┌──

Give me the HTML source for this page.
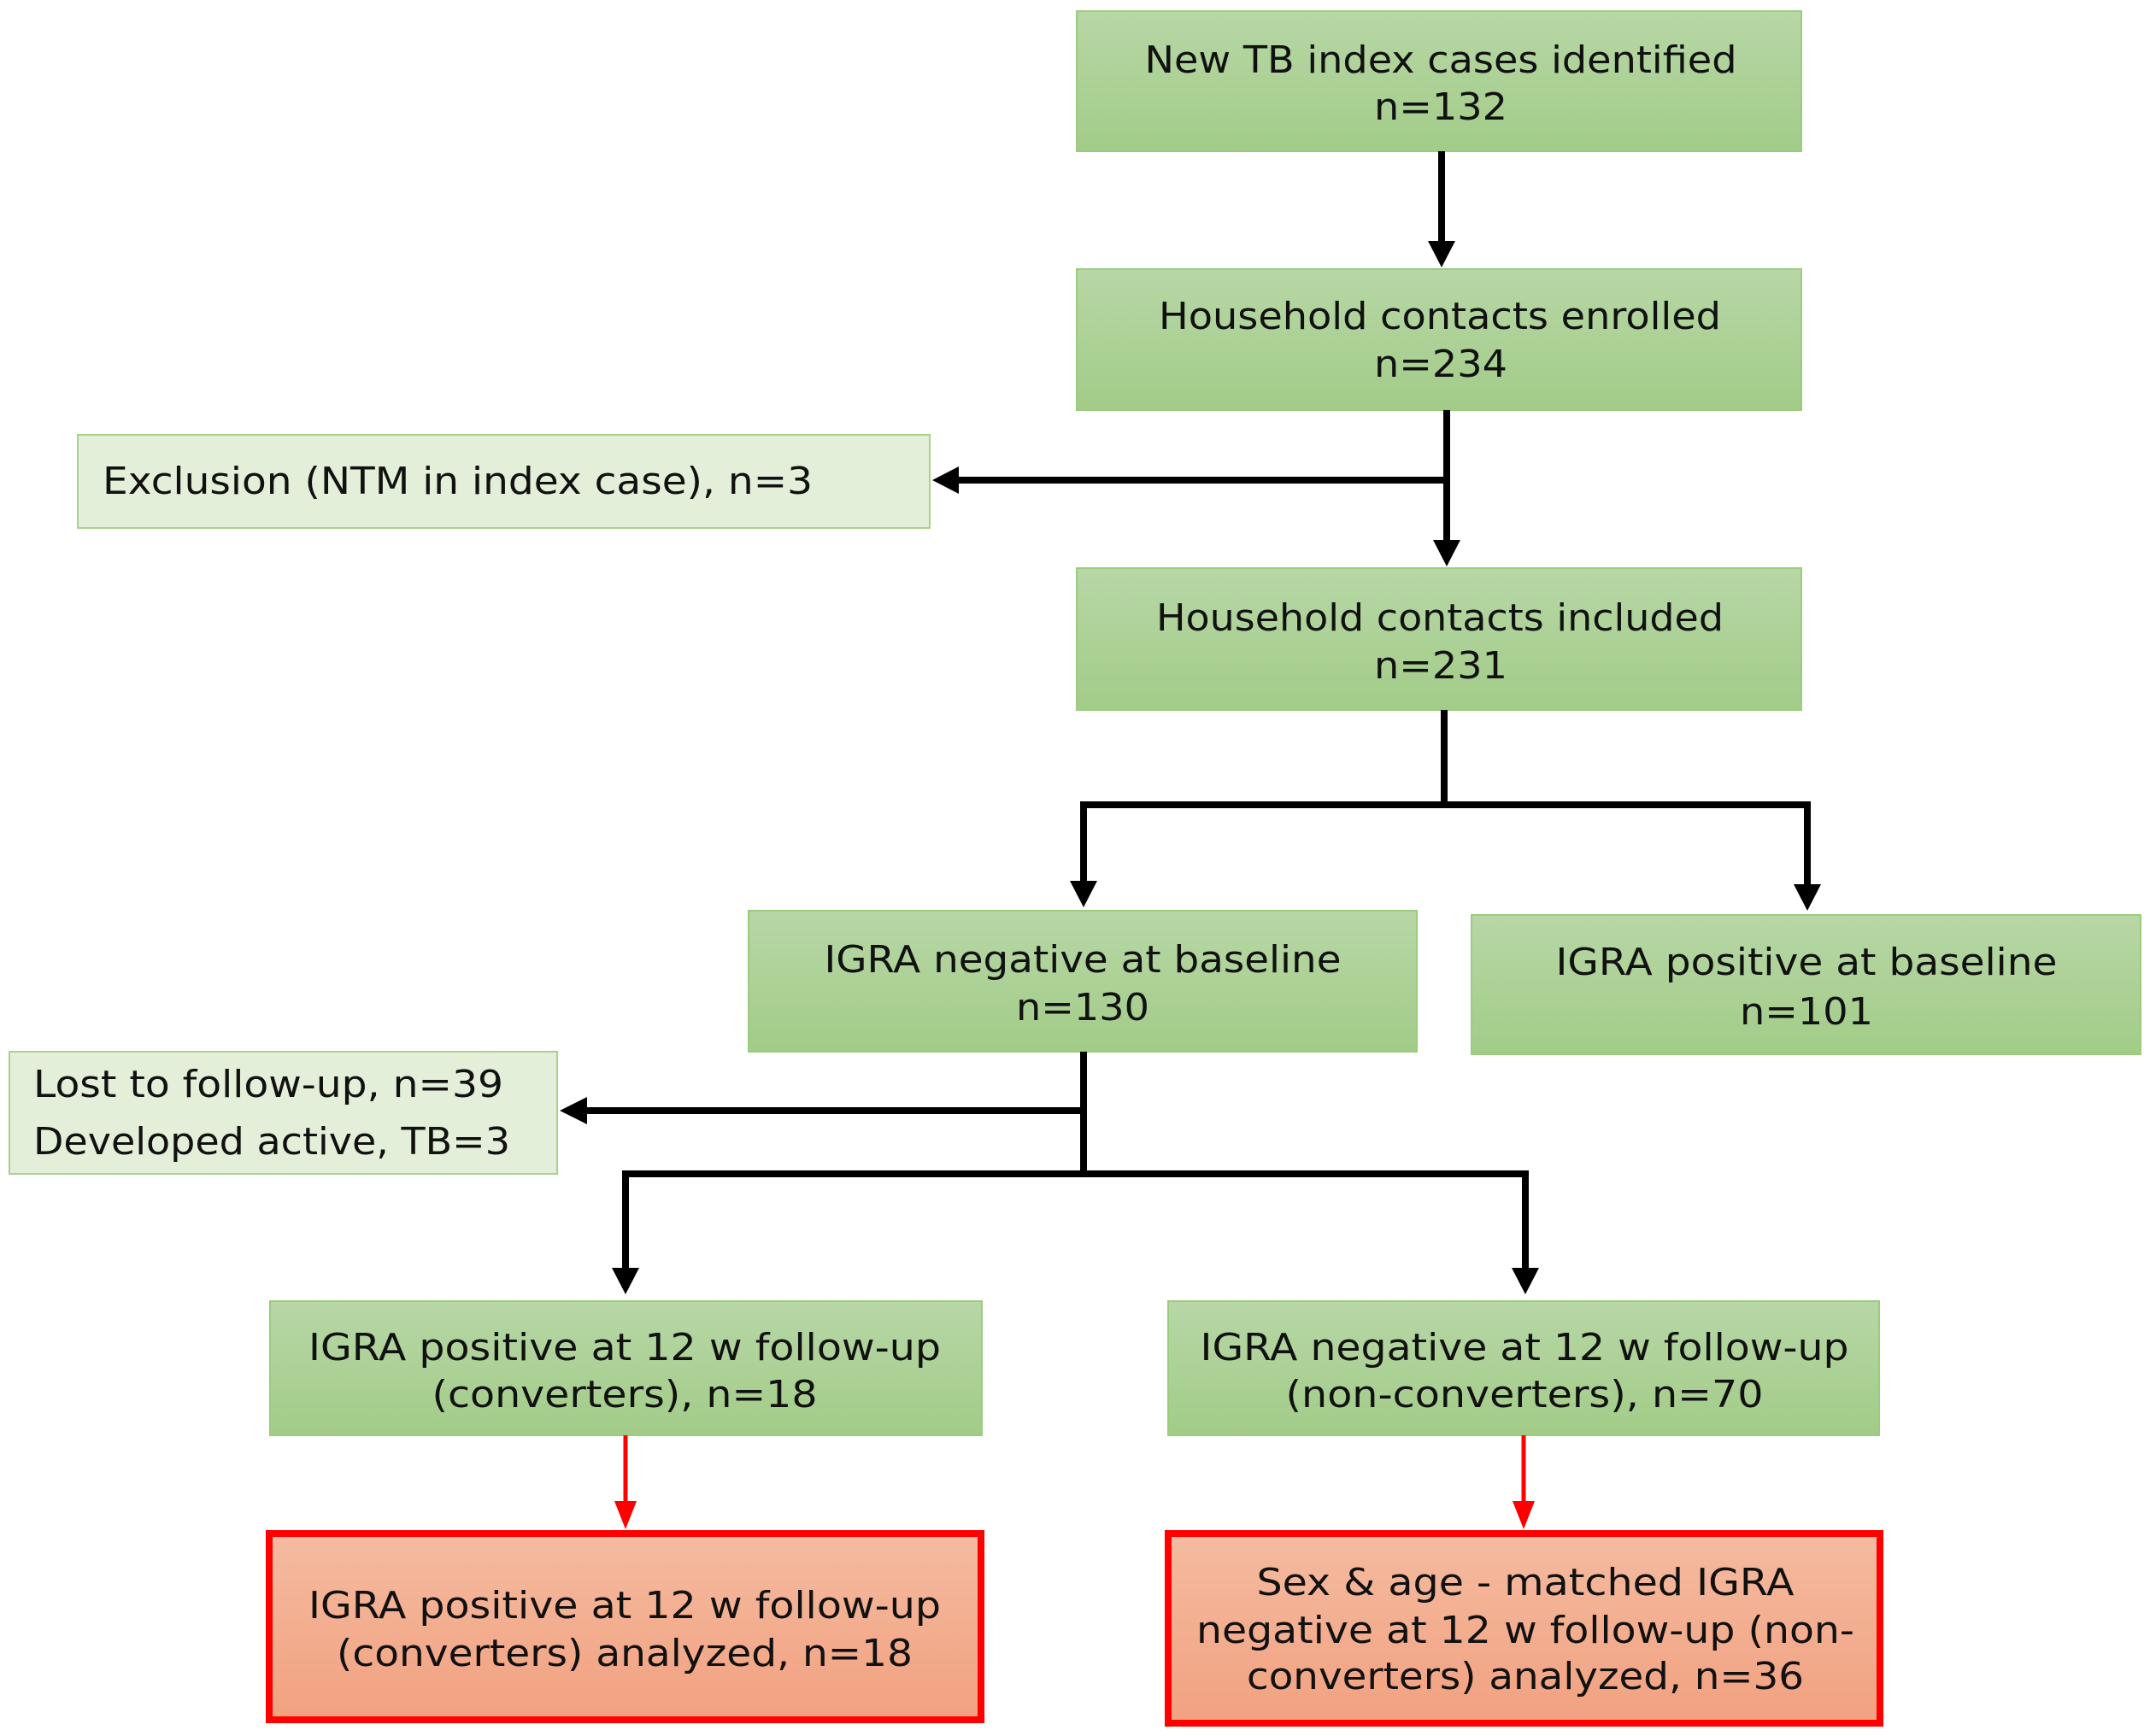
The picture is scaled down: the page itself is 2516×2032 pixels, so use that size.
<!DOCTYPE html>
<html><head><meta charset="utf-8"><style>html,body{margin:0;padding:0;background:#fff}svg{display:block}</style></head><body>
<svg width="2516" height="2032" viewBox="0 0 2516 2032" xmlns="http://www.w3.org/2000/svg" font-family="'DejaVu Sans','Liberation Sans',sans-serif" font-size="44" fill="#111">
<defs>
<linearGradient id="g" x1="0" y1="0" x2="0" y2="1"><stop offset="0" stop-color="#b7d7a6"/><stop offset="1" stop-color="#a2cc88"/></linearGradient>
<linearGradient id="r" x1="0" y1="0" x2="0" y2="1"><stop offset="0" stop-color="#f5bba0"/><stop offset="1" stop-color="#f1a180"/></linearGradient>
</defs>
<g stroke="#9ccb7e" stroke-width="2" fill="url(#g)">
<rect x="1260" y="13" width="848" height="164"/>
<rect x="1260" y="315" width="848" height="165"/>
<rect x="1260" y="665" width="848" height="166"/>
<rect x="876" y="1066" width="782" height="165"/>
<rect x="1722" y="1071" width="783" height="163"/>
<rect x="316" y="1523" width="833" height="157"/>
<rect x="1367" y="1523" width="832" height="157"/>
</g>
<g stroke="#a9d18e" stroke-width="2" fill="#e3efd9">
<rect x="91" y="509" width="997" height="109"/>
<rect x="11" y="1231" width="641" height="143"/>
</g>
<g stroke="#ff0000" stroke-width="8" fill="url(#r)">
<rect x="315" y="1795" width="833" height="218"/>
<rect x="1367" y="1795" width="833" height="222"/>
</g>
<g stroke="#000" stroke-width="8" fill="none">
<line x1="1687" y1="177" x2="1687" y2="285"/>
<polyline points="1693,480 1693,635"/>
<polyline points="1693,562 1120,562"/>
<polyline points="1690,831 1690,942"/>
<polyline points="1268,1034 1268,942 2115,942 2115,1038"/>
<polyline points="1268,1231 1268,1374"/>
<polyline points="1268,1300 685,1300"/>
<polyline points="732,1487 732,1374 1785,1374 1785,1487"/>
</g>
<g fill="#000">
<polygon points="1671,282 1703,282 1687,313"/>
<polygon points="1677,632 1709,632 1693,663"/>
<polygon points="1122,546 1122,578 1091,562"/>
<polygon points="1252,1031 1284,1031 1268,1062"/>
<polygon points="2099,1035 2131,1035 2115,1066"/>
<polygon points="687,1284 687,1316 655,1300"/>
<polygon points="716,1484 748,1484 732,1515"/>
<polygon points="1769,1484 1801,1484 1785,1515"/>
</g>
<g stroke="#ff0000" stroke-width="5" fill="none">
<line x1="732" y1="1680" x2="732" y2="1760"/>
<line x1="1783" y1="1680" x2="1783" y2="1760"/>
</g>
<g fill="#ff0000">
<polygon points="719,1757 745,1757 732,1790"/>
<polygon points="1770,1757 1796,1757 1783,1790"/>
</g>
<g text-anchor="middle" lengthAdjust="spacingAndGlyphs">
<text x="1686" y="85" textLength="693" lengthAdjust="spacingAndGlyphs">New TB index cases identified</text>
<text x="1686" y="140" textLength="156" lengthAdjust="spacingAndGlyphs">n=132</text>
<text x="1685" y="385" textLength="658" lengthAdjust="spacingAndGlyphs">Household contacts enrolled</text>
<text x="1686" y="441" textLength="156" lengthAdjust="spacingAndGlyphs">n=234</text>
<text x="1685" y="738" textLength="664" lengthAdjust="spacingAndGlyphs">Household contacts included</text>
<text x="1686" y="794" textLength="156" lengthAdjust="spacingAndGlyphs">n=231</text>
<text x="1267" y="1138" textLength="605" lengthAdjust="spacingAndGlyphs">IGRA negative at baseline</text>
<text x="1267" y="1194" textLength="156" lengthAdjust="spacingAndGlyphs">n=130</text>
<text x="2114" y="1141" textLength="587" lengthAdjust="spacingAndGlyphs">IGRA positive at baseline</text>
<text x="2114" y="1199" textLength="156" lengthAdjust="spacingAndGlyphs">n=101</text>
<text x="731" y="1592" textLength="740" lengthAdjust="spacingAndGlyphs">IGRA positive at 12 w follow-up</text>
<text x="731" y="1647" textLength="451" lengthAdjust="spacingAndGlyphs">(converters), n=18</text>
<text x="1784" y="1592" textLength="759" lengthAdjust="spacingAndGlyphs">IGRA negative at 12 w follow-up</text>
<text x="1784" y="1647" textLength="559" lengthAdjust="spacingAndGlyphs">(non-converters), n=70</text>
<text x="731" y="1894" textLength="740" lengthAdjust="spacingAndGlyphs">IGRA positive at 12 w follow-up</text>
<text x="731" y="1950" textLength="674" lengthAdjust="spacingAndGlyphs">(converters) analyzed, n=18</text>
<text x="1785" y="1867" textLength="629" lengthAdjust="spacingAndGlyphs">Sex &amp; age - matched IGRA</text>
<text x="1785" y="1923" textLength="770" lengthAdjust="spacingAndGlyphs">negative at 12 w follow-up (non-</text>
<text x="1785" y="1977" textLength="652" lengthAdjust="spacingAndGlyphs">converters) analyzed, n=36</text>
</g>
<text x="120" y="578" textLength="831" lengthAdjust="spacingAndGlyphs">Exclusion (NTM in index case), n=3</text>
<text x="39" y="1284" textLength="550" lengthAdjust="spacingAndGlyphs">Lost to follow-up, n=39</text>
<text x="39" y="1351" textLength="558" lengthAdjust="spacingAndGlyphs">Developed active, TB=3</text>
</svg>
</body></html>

└──

(Written exercise)
All of the lines above should be retyped precisely, apart from the pictures.

(Reply)
Give me the HTML source for this page.
The picture is scaled down: the page itself is 2516×2032 pixels, so use that size.
<!DOCTYPE html>
<html><head><meta charset="utf-8"><style>html,body{margin:0;padding:0;background:#fff}svg{display:block}</style></head><body>
<svg width="2516" height="2032" viewBox="0 0 2516 2032" xmlns="http://www.w3.org/2000/svg" font-family="'DejaVu Sans','Liberation Sans',sans-serif" font-size="44" fill="#111">
<defs>
<linearGradient id="g" x1="0" y1="0" x2="0" y2="1"><stop offset="0" stop-color="#b7d7a6"/><stop offset="1" stop-color="#a2cc88"/></linearGradient>
<linearGradient id="r" x1="0" y1="0" x2="0" y2="1"><stop offset="0" stop-color="#f5bba0"/><stop offset="1" stop-color="#f1a180"/></linearGradient>
</defs>
<g stroke="#9ccb7e" stroke-width="2" fill="url(#g)">
<rect x="1260" y="13" width="848" height="164"/>
<rect x="1260" y="315" width="848" height="165"/>
<rect x="1260" y="665" width="848" height="166"/>
<rect x="876" y="1066" width="782" height="165"/>
<rect x="1722" y="1071" width="783" height="163"/>
<rect x="316" y="1523" width="833" height="157"/>
<rect x="1367" y="1523" width="832" height="157"/>
</g>
<g stroke="#a9d18e" stroke-width="2" fill="#e3efd9">
<rect x="91" y="509" width="997" height="109"/>
<rect x="11" y="1231" width="641" height="143"/>
</g>
<g stroke="#ff0000" stroke-width="8" fill="url(#r)">
<rect x="315" y="1795" width="833" height="218"/>
<rect x="1367" y="1795" width="833" height="222"/>
</g>
<g stroke="#000" stroke-width="8" fill="none">
<line x1="1687" y1="177" x2="1687" y2="285"/>
<polyline points="1693,480 1693,635"/>
<polyline points="1693,562 1120,562"/>
<polyline points="1690,831 1690,942"/>
<polyline points="1268,1034 1268,942 2115,942 2115,1038"/>
<polyline points="1268,1231 1268,1374"/>
<polyline points="1268,1300 685,1300"/>
<polyline points="732,1487 732,1374 1785,1374 1785,1487"/>
</g>
<g fill="#000">
<polygon points="1671,282 1703,282 1687,313"/>
<polygon points="1677,632 1709,632 1693,663"/>
<polygon points="1122,546 1122,578 1091,562"/>
<polygon points="1252,1031 1284,1031 1268,1062"/>
<polygon points="2099,1035 2131,1035 2115,1066"/>
<polygon points="687,1284 687,1316 655,1300"/>
<polygon points="716,1484 748,1484 732,1515"/>
<polygon points="1769,1484 1801,1484 1785,1515"/>
</g>
<g stroke="#ff0000" stroke-width="5" fill="none">
<line x1="732" y1="1680" x2="732" y2="1760"/>
<line x1="1783" y1="1680" x2="1783" y2="1760"/>
</g>
<g fill="#ff0000">
<polygon points="719,1757 745,1757 732,1790"/>
<polygon points="1770,1757 1796,1757 1783,1790"/>
</g>
<g text-anchor="middle" lengthAdjust="spacingAndGlyphs">
<text x="1686" y="85" textLength="693" lengthAdjust="spacingAndGlyphs">New TB index cases identified</text>
<text x="1686" y="140" textLength="156" lengthAdjust="spacingAndGlyphs">n=132</text>
<text x="1685" y="385" textLength="658" lengthAdjust="spacingAndGlyphs">Household contacts enrolled</text>
<text x="1686" y="441" textLength="156" lengthAdjust="spacingAndGlyphs">n=234</text>
<text x="1685" y="738" textLength="664" lengthAdjust="spacingAndGlyphs">Household contacts included</text>
<text x="1686" y="794" textLength="156" lengthAdjust="spacingAndGlyphs">n=231</text>
<text x="1267" y="1138" textLength="605" lengthAdjust="spacingAndGlyphs">IGRA negative at baseline</text>
<text x="1267" y="1194" textLength="156" lengthAdjust="spacingAndGlyphs">n=130</text>
<text x="2114" y="1141" textLength="587" lengthAdjust="spacingAndGlyphs">IGRA positive at baseline</text>
<text x="2114" y="1199" textLength="156" lengthAdjust="spacingAndGlyphs">n=101</text>
<text x="731" y="1592" textLength="740" lengthAdjust="spacingAndGlyphs">IGRA positive at 12 w follow-up</text>
<text x="731" y="1647" textLength="451" lengthAdjust="spacingAndGlyphs">(converters), n=18</text>
<text x="1784" y="1592" textLength="759" lengthAdjust="spacingAndGlyphs">IGRA negative at 12 w follow-up</text>
<text x="1784" y="1647" textLength="559" lengthAdjust="spacingAndGlyphs">(non-converters), n=70</text>
<text x="731" y="1894" textLength="740" lengthAdjust="spacingAndGlyphs">IGRA positive at 12 w follow-up</text>
<text x="731" y="1950" textLength="674" lengthAdjust="spacingAndGlyphs">(converters) analyzed, n=18</text>
<text x="1785" y="1867" textLength="629" lengthAdjust="spacingAndGlyphs">Sex &amp; age - matched IGRA</text>
<text x="1785" y="1923" textLength="770" lengthAdjust="spacingAndGlyphs">negative at 12 w follow-up (non-</text>
<text x="1785" y="1977" textLength="652" lengthAdjust="spacingAndGlyphs">converters) analyzed, n=36</text>
</g>
<text x="120" y="578" textLength="831" lengthAdjust="spacingAndGlyphs">Exclusion (NTM in index case), n=3</text>
<text x="39" y="1284" textLength="550" lengthAdjust="spacingAndGlyphs">Lost to follow-up, n=39</text>
<text x="39" y="1351" textLength="558" lengthAdjust="spacingAndGlyphs">Developed active, TB=3</text>
</svg>
</body></html>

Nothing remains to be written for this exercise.